Что вам сказать о Москве? Тихо дремлет она, матушка. Движения почти нет. Меня поразила страшная отсталость во всем да рыбный запах в жары. Мне стало и грустно, и гнусно. Поэзия же воспоминаний, мест исчезла. Хладнокровно, даже с некоторым унынием посматривал я на знакомые улицы, закоулки, университет, но не без удовольствия шатался целый вечер по Девичьему полю с приятелями, по берегам Москвы-реки; поглядел на Воробьевы горы и едва узнал. Густой лес, венчавший их вершину, стал теперь ни дать ни взять как мои волосы. Москва-река показалась лужей: и на той туда же острова показались, только, кажется, из глины да из соломы. Одним упивался и упиваюсь теперь: это погодой, и там и здесь. Ах, какая свежесть, какая тишина, ясность и какая продолжительность в этой тихой дремоте чуть-чуть струящегося воздуха; кажется, я вижу, как эти струи переливаются и играют в высоте. И целые недели - ни ветра, ни облачка, ни дождя.
Московские друзья мои несколько постарели, но не изменились ко мне, ни я к ним. Во мне и Вы заметили это свойство. Сошлись мы с ними так, как будто вчера расстались. Я говорю о немногих, о двух-трех. Про родных, про радость их, про встречу - нечего и говорить. Дело-то обошлось без слез и обмороков. Маменька меня встретила просто, без эффектов, так, почти с немой радостью и, следовательно, очень умно. Славная, чудесная женщина. Она постарела менее, нежели я ожидал. Зато сколько перемен в брате и сестре.
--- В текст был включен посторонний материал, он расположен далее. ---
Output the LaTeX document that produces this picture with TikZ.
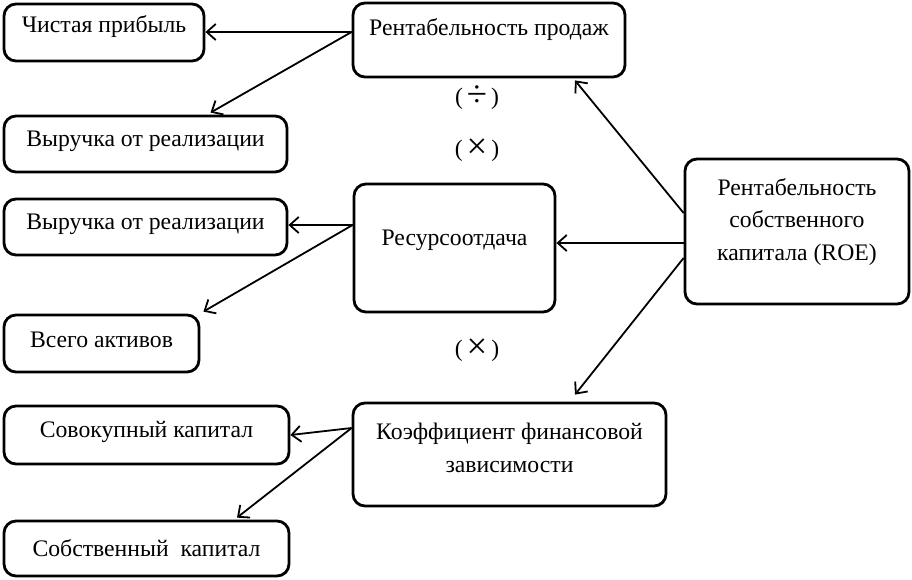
\documentclass[tikz,border=0pt]{standalone}
\usepackage{graphicx}
\usepackage{fontspec}
\setmainfont{Liberation Serif}
\usetikzlibrary{arrows.meta}
\newcommand{\bigop}[1]{\raisebox{-2.2pt}{\scalebox{1.55}{#1}}}
\begin{document}
\begin{tikzpicture}[x=1pt,y=-1pt,
  box/.style={draw, line width=2.8pt, rounded corners=12pt, inner sep=0pt},
  txt/.style={inner sep=0pt, align=center, font=\fontsize{23.7}{32.5}\selectfont},
  arr/.style={line width=1.8pt, -{Straight Barb[length=9pt,width=16pt,line width=1.8pt]}}]
\useasboundingbox (0,0) rectangle (912,579);
% boxes
\node[box, minimum width=200, minimum height=57] (np) at (104,32.5) {};
\node[box, minimum width=272, minimum height=74] (rp) at (489,40) {};
\node[box, minimum width=283, minimum height=56] (v1) at (145.5,144) {};
\node[box, minimum width=283, minimum height=56] (v2) at (145.5,227) {};
\node[box, minimum width=201, minimum height=128] (ro) at (454.5,248) {};
\node[box, minimum width=195, minimum height=57] (va) at (101.5,343.5) {};
\node[box, minimum width=224, minimum height=145] (roe) at (797,231.5) {};
\node[box, minimum width=285, minimum height=58] (sk) at (146.5,435) {};
\node[box, minimum width=313, minimum height=103] (kf) at (509.5,454.5) {};
\node[box, minimum width=285, minimum height=55] (sb) at (146.5,548.5) {};
% texts
\node[txt] (npt) at (104,27) {Чистая прибыль};
\node[txt] (rpt) at (489,30) {Рентабельность продаж};
\node[txt] (v1t) at (145.5,141) {Выручка от реализации};
\node[txt] (v2t) at (145.5,224) {Выручка от реализации};
\node[txt] (rot) at (454.5,240) {Ресурсоотдача};
\node[txt] (vat) at (101.5,340) {Всего активов};
\node[txt] (roet) at (797,222) {Рентабельность\\собственного\\капитала (ROE)};
\node[txt] (skt) at (146.5,432) {Совокупный капитал};
\node[txt] (kft) at (509.5,448) {Коэффициент финансовой\\зависимости};
\node[txt] (sbt) at (146.5,548) {Собственный\ \ капитал};
% operators
\node[txt] (op1) at (477,98) {(\,\bigop{÷}\,)};
\node[txt] (op2) at (477,150) {(\,\bigop{×}\,)};
\node[txt] (op3) at (477,350) {(\,\bigop{×}\,)};
% connectors
\draw[arr] ([yshift=8pt]rp.west) -- ([yshift=8pt]rp.west -| np.east);
\draw[arr] ([yshift=8pt]rp.west) -- ([xshift=65pt,yshift=2pt]v1.north);
\draw[arr] ([yshift=18.5pt]roe.west) -- ([xshift=86pt,yshift=-2pt]rp.south);
\draw[arr] ([yshift=-11.5pt]roe.west) -- ([yshift=-11.5pt]roe.west -| ro.east);
\draw[arr] ([yshift=-26.5pt]roe.west) -- ([xshift=65.5pt,yshift=7pt]kf.north);
\draw[arr] ([yshift=23pt]ro.west) -- ([yshift=23pt]ro.west -| v2.east);
\draw[arr] ([yshift=23pt]ro.west) -- ([xshift=3pt,yshift=2pt]va.north east);
\draw[arr] ([yshift=26.5pt]kf.west) -- (sk.east);
\draw[arr] ([yshift=26.5pt]kf.west) -- ([xshift=90.5pt,yshift=2pt]sb.north);
\end{tikzpicture}
\end{document}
Сестра из восемнадцатилетней, худенькой девушки, какою я ее оставил, превратилась в толстую, тридцатилетнюю барыню, но только милую, чудесную барыню; ни ум, ни понятия ее не заросли в глуши: по-прежнему бойкая, умная и насмешливая. Другой сестры еще не видал; она постоянно живет в деревне. Жду ее надолго сюда.
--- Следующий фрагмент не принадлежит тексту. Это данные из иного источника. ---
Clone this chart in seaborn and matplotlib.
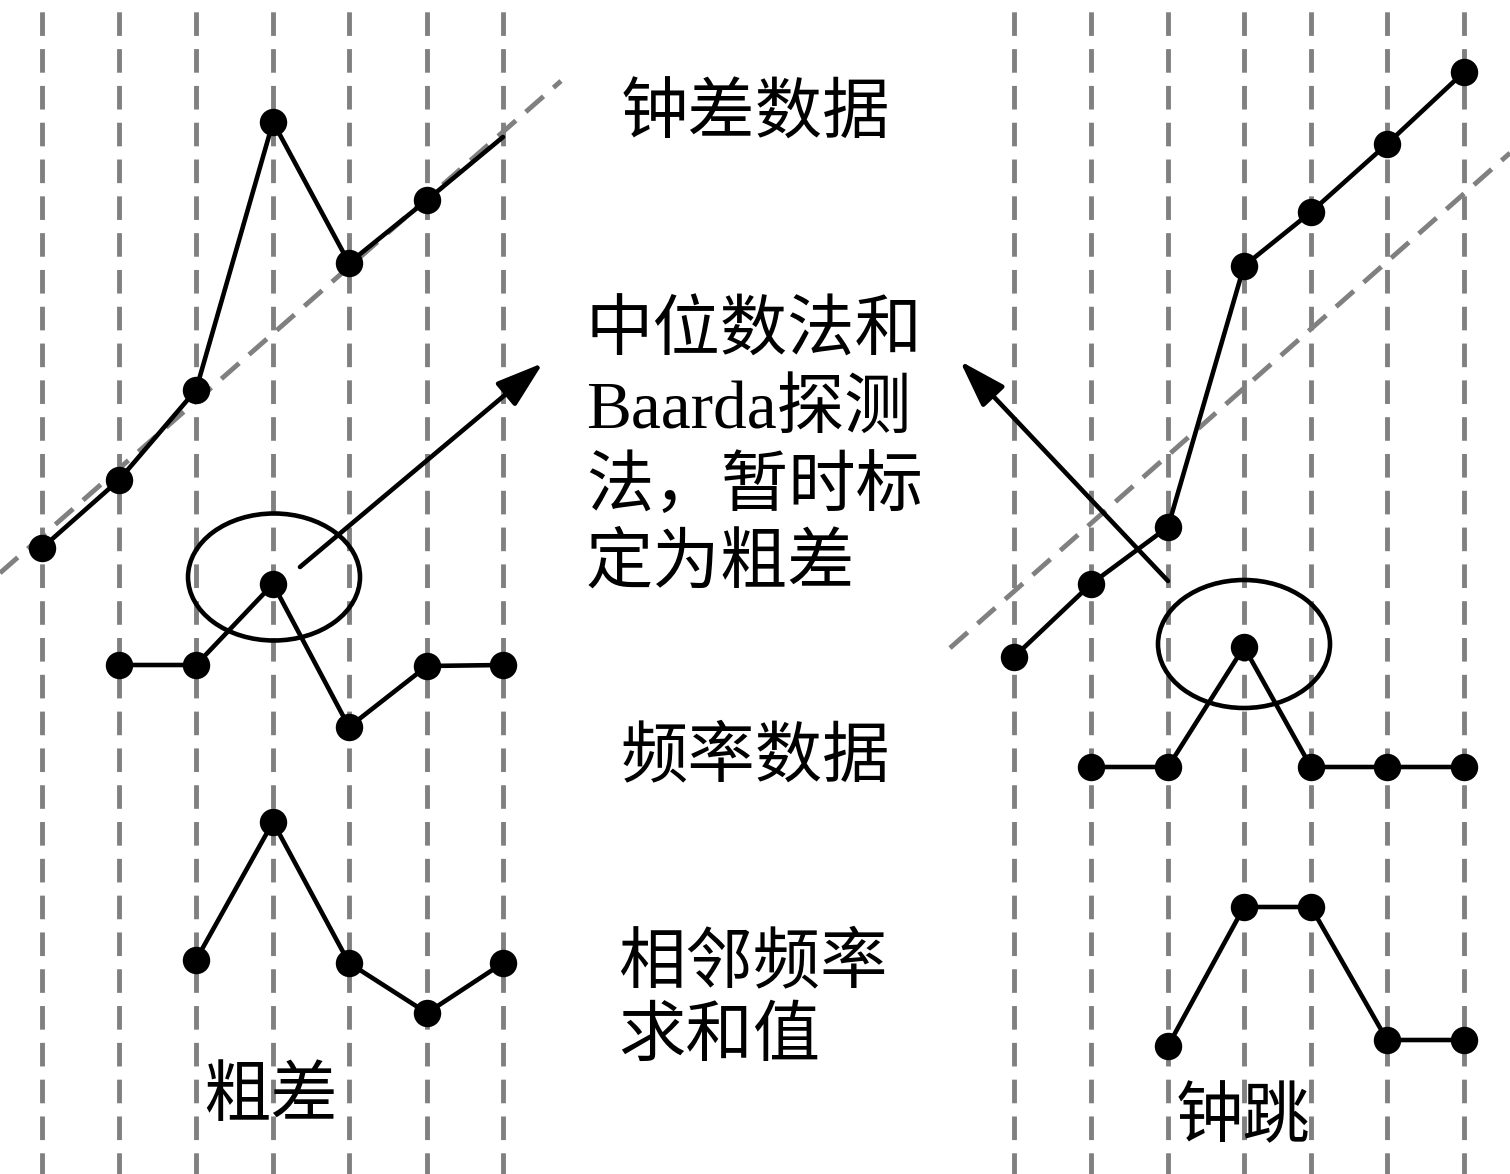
import matplotlib
matplotlib.use("Agg")
import matplotlib.pyplot as plt
from matplotlib.patches import Ellipse
import seaborn as sns

# Coordenadas en pixeles de la figura (x hacia la derecha, y hacia abajo)
W, H = 1510, 1174

# Epocas (lineas verticales discontinuas)
epochs_left = [42, 119, 196, 273, 349, 427, 503]
epochs_right = [1014, 1091, 1168, 1244, 1311, 1387, 1464]

# Caso "粗差" (izquierda)
gross_clock_x = epochs_left
gross_clock_y = [548, 480, 390, 122, 263, 200, 137]   # ultimo punto sin marcador
gross_clock_dots = 6
gross_trend_x = [0, 561]
gross_trend_y = [573, 81]
gross_freq_x = epochs_left[1:]
gross_freq_y = [665, 665, 584, 727, 666, 665]
gross_sum_x = epochs_left[2:]
gross_sum_y = [960, 822, 963, 1013, 963]
gross_ellipse = (274, 577, 172, 127)
gross_arrow = [(300, 567), (543, 363)]

# Caso "钟跳" (derecha)
jump_clock_x = epochs_right
jump_clock_y = [657, 584, 527, 266, 212, 144, 72]
jump_trend_x = [950, 1510]
jump_trend_y = [648, 153]
jump_freq_x = epochs_right[1:]
jump_freq_y = [767, 767, 647, 767, 767, 767]
jump_sum_x = epochs_right[2:]
jump_sum_y = [1046, 907, 907, 1040, 1040]
jump_ellipse = (1244, 644, 172, 128)
jump_arrow = [(1168, 581), (960, 361)]

# Textos
label_clock = "钟差数据"
label_freq = "频率数据"
label_method = ["中位数法和", "Baarda探测", "法，暂时标", "定为粗差"]
label_sum = ["相邻频率", "求和值"]
label_gross = "粗差"
label_jump = "钟跳"

sns.set_style("white")
plt.rcParams["font.family"] = ["Liberation Serif", "Noto Sans CJK SC", "DejaVu Sans"]
plt.rcParams["lines.scale_dashes"] = False
plt.rcParams["text.color"] = "black"

fig = plt.figure(figsize=(W / 100, H / 100), dpi=100)
ax = fig.add_axes([0, 0, 1, 1])
ax.set_xlim(0, W)
ax.set_ylim(H, 0)
ax.axis("off")

gray = "#808080"
lw = 3.3
fs = 48.5

# Lineas verticales de epocas
ax.vlines(epochs_left + epochs_right, 0, H, colors=gray, lw=3.5,
          linestyles=[(18, (17, 9.5))], zorder=1)

# Tendencias (gris discontinua)
for tx, ty in [(gross_trend_x, gross_trend_y), (jump_trend_x, jump_trend_y)]:
    sns.lineplot(x=tx, y=ty, ax=ax, color=gray, lw=3.5, sort=False,
                 linestyle=(0, (17, 9.5)), zorder=2)

# Series negras
series = [
    (gross_clock_x, gross_clock_y, gross_clock_dots),
    (gross_freq_x, gross_freq_y, None),
    (gross_sum_x, gross_sum_y, None),
    (jump_clock_x, jump_clock_y, None),
    (jump_freq_x, jump_freq_y, None),
    (jump_sum_x, jump_sum_y, None),
]
for sx, sy, ndots in series:
    sns.lineplot(x=sx, y=sy, ax=ax, color="black", lw=lw, sort=False, zorder=3)
    n = len(sx) if ndots is None else ndots
    sns.scatterplot(x=sx[:n], y=sy[:n], ax=ax, color="black", s=390,
                    linewidth=0, zorder=4)

# Elipses
for cx, cy, ew, eh in [gross_ellipse, jump_ellipse]:
    ax.add_patch(Ellipse((cx, cy), ew, eh, fill=False, edgecolor="black",
                         lw=lw, zorder=3))

# Flechas
for start, tip in [gross_arrow, jump_arrow]:
    ax.annotate("", xy=tip, xytext=start,
                arrowprops=dict(arrowstyle="-|>,head_length=1.45,head_width=0.47",
                                color="black", lw=lw, mutation_scale=20,
                                shrinkA=0, shrinkB=0), zorder=4)

# Textos
ax.text(755, 117, label_clock, fontsize=fs, ha="center", va="center", color="black")
ax.text(755, 759, label_freq, fontsize=fs, ha="center", va="center", color="black")
for i, line in enumerate(label_method):
    ax.text(586, 334 + 77 * i, line, fontsize=fs, ha="left", va="center", color="black")
for i, line in enumerate(label_sum):
    ax.text(618, 965 + 74 * i, line, fontsize=fs, ha="left", va="center", color="black")
ax.text(271, 1099, label_gross, fontsize=fs, ha="center", va="center", color="black")
ax.text(1243, 1120, label_jump, fontsize=fs, ha="center", va="center", color="black")

fig.savefig("out.png", dpi=100)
У братца моего брюшко лезет на лоб, а на лице постоянно господствует выражение комической важности. Я бы не вдруг решился показать его своим петербургским приятелям: очень толст и иногда странен. Но как все это любит меня, как радуется моему приезду. Я по возможности ценю это: вот уж более недели, как я здесь, но еще не соскучился. А где удавалось мне пробыть хоть день, не скучая? Если и соскучусь, постараюсь скрыть.
Был я здесь в клубе, который, кроме английского разве, лучше всех столичных. И помещение прекрасное, и люди порядочные. Первое лицо, которое попалось мне, был Анненков. Мы обрадовались друг другу; на другой день он был у меня; ели стерляжью уху, осетрину. Зимой и осенью, говорят, здесь много порядочных людей собирается. Ах, если б мне не дождаться их. Я еще нигде почти не был, да никуда и не хочется. Был в здешнем театре: это было бы смешно, если б не было очень скучно. Симбиряки похлопывают, хотя ни в ком нет и признака дарования. Но я рад за Симбирск, что в нем есть театр, какой бы то ни было. Глупо бы было мне, приехавши из Петербурга, глумиться над здешними актерами, и оттого я сохранил приличную важность, позевывая исподтишка.